Liberation photo

Liberation photo

A crowd of 50 people and their pets rallied outside the VCA San Francisco Veterinary Specialists on Sept 27 in support of their newly formed union affiliated with the ILWU. The union vote marked the first time a group of veterinary workers in the country formed an ILWU-affiliated union. Union members and community supporters formed a picket line outside the animal hospital, demanding accountability and better work conditions.

VCA is owned by Mars Corporation, a global manufacturer of candy, gum, pet food and owner of animal hospitals as of Sept 2017, when it acquired the 780 VCA facilities across the country for $8 billion. With annual revenues upwards of $33 billion, Mars is the sixth-largest private company in the country. The corporation is wholly owned by the Mars family, America’s third-richest dynasty with a combined wealth of $60 billion that dates back to the 1800s.

Workers at VCA are fighting back against unfair work practices and poor working conditions. Union members spoke about how they are frequently short staffed and not able to get by on the wages they make.

‘We are fighting not just for ourselves but for the entire veterinary industry’

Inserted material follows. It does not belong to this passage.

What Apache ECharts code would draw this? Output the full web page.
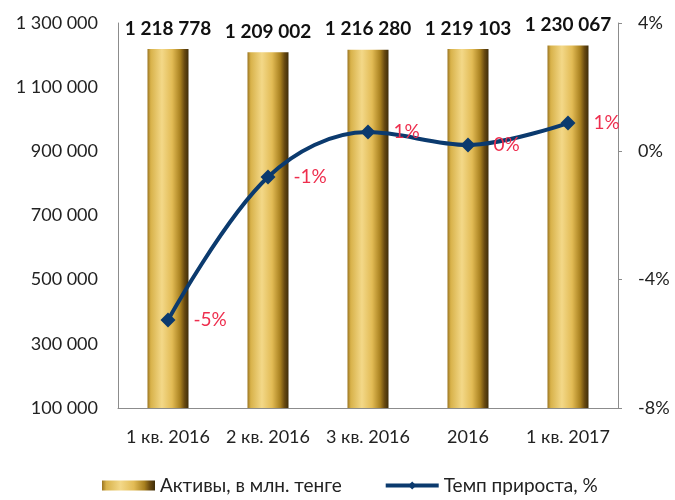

Raven has worked at the company for 16 years, and witnessed the deterioration of work conditions over time, especially after VCA’s purchase by a massive corporation. “We felt the union was the only way to address the issues of poor working conditions, a lack of training resources for new hires, and the need to retain experienced staff.” In the past month, 17 workers have left VCA on account of not being able to afford to live in the Bay Area and the unsafe working conditions. “They have allowed staff to dwindle to 25 percent capacity,” she explained. “We want better wages, and an end to mandatory overtime caused by the short staffing.”

Karen, who has worked at VCA-SFVS for 11 years, said that they want accountability from Mars Corporation. “We value the relationship between pets and the people who care about them,” and Mars by under-staffing workers at the hospital is not allowing VCA to deliver quality care. The struggle is not just in San Francisco, Karen noted, as “we are fighting not just for ourselves but for the entire veterinary industry.”

Negotiations for a better contract began in May, but the company has attempted to fear-monger among its workers and isolate union members. They even set up an email hotline for workers to target workplace conditions, all in an effort to undermine the union. “Where was this email hotline before we had a union?” asked Raven.

“VCA claims they’re bargaining in good faith, but we have only had three negotiations in the last four months, and we still have no contract,” she said. The contracts that they have put forth have been identical – and in some cases worse – than the existing one.

SF Supervisor Hilary Ronen also attended the rally, and spoke in support of the ILWU-affiliated union and their struggle for better wages.

Workers and supporters chanted their demands: “What do we want? Quality care! Respect!”

Raven rallied the crowd and called to mind a quote from Thomas Edison: “Our greatest weakness lies in giving up. The most certain way to succeed is always to try just one more time.”